To capture an image this way, Valkenborgh places a sheet of black-and-white photographic paper inside an empty beer or cider can — favored over soda cans because those made for alcohol are often taller, thereby allowing a wider image. The task must be performed in a darkroom under safe red light to avoid overexposure. Opposite the paper, she punches a hole for light to enter.
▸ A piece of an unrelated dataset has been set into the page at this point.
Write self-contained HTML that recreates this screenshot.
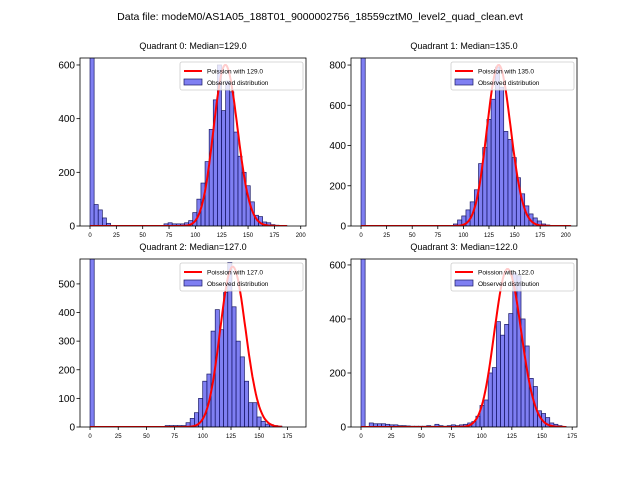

The can is then weatherproofed using a thick, light-proof black plastic sheeting, such as pond liner.

In Valkenborgh’s view, the digital medium of photography, though it is able to achieve stunning detail, lacks the “soul” offered by analog.

“Photography’s original photochemistry is hugely important in capturing a ‘true’ moment, as the light of the moment should, in my mind, leave the physical trace on the light-sensitive material, making it a true ‘slice of that time,’” she said.

Of the eight-year exposure taken from the observatory rooftop, Valkenborgh said, “The sun has actually burnt the negative image into the paper.”

This physicality may help to explain the “missing soul” of the digital format. “However,” she said, “whilst having been reluctant to use today’s technology for that reason, I have come to accept that a merger of old and new has greater value than discarding one over the other. These long exposures taken the old-fashioned way would be lost without today’s technology, which preserves it in the form of a digital file.”